═══ Raw records ═══
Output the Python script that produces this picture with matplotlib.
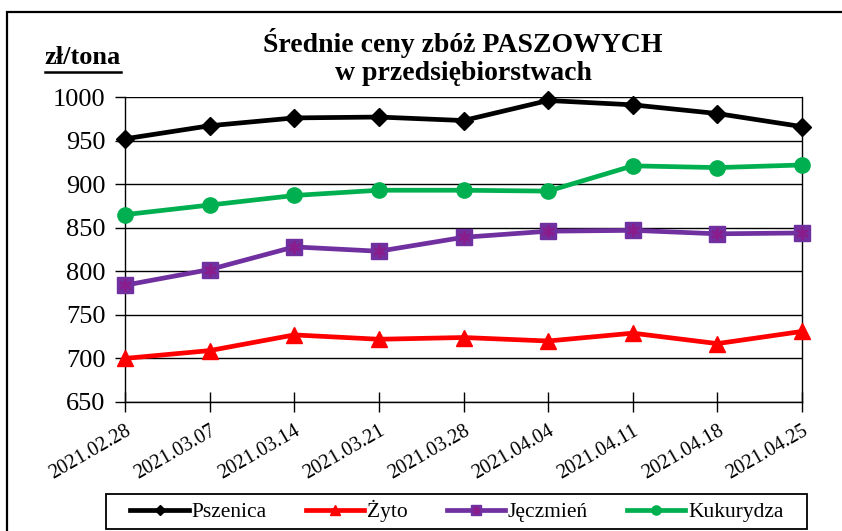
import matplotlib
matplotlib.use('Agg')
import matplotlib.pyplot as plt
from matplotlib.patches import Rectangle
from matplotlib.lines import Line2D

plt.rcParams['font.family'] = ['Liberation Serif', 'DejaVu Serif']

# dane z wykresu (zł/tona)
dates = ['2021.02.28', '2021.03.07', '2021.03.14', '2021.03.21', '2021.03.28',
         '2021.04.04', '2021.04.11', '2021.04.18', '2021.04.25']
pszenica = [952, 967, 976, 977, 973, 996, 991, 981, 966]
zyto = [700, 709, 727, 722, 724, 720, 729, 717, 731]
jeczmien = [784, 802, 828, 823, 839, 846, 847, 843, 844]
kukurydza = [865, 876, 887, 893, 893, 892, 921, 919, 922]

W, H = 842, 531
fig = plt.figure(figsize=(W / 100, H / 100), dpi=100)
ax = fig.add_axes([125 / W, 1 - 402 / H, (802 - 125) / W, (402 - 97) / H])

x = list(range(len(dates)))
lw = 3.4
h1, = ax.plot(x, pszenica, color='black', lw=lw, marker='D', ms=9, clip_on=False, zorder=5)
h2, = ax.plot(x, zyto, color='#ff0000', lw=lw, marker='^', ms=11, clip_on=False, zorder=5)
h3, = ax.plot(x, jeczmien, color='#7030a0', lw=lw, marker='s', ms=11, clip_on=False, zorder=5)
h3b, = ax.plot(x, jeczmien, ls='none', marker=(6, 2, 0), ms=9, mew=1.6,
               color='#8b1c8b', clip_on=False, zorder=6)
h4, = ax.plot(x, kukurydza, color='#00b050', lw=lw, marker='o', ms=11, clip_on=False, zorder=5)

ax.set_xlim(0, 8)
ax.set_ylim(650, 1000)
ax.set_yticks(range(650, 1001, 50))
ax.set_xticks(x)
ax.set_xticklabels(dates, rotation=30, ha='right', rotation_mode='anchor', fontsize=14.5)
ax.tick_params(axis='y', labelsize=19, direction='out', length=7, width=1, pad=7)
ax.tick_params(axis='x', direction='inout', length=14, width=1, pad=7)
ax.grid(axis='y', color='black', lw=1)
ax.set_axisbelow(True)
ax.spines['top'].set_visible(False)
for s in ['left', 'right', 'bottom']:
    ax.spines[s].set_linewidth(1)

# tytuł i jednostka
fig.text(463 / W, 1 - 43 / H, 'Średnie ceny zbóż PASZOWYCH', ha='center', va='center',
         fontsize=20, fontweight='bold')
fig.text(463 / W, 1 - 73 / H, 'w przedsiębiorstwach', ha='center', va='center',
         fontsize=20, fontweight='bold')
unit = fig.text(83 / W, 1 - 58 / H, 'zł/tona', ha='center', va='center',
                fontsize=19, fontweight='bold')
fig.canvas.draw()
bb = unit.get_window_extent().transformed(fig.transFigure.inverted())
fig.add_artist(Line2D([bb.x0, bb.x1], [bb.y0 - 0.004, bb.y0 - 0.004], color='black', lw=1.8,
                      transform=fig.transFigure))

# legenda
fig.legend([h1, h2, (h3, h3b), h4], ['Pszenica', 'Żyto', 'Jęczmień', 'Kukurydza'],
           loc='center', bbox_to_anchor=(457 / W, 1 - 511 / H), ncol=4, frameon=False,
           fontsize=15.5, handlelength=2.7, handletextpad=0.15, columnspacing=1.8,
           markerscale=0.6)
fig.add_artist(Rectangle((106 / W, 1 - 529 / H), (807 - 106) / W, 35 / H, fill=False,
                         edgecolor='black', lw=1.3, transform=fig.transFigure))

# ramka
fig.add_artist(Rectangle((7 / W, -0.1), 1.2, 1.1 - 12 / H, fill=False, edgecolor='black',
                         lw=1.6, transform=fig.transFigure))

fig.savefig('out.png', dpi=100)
═══
═══ Raw records ═══
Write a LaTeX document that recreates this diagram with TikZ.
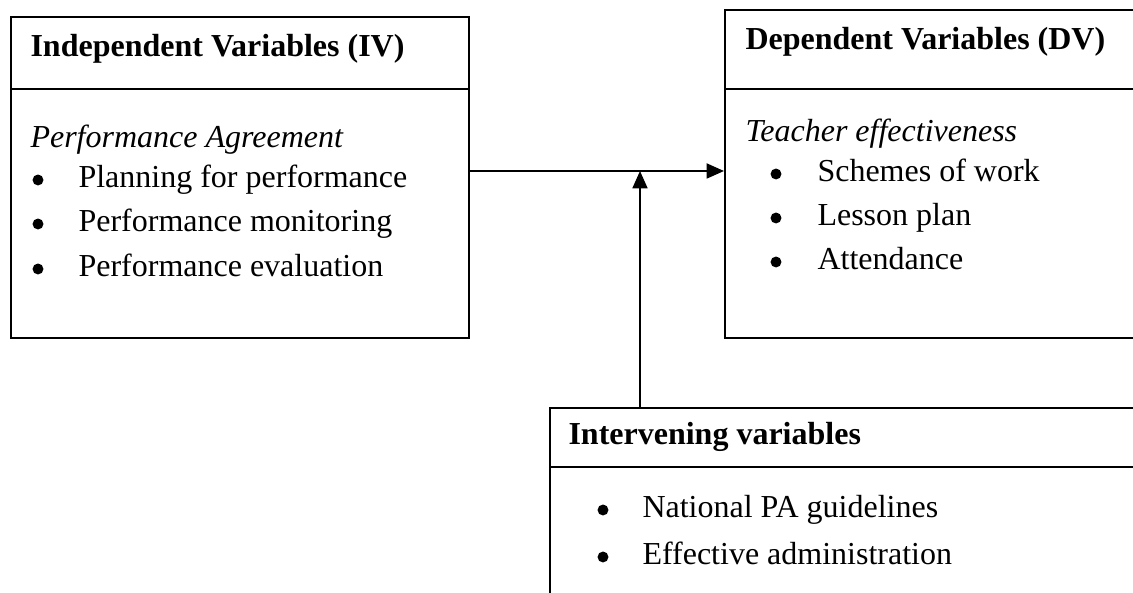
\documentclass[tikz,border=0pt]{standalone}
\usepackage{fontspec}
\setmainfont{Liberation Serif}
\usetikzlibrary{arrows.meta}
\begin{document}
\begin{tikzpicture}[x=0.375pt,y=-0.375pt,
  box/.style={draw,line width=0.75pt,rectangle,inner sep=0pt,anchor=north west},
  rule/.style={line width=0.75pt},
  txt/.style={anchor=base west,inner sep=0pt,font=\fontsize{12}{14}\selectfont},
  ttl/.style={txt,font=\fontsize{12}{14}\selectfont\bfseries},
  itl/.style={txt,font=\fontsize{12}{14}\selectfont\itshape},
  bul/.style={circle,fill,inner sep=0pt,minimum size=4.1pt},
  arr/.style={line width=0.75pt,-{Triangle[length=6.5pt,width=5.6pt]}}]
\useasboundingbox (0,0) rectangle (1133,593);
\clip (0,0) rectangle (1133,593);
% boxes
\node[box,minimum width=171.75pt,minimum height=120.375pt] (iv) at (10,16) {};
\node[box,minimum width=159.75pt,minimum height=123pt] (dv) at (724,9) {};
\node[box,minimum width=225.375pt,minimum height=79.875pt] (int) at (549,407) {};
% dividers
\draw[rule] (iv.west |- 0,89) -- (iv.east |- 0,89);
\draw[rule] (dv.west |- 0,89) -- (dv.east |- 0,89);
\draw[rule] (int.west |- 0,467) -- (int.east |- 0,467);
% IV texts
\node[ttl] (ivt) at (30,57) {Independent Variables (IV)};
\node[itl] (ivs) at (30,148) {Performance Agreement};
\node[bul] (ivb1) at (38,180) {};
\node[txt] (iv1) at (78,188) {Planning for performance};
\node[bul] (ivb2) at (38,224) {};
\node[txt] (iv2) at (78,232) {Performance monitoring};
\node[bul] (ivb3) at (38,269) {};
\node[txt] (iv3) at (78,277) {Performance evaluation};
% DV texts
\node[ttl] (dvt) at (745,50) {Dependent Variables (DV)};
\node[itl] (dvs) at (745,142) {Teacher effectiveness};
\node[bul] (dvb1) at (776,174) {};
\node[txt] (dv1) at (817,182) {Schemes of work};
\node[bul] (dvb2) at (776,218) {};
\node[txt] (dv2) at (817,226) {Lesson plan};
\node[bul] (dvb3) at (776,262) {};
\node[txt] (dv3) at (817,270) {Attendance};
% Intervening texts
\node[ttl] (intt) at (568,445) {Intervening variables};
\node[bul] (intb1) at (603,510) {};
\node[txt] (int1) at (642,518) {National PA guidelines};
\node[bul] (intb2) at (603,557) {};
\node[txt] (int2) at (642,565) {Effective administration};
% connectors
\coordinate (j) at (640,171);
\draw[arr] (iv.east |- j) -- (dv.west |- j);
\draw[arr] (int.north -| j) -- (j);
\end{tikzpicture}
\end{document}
═══
Given instruction
Tell how many lines in the material contain the word "matplotlib". Only the number is wanted.

Solution to this problem
6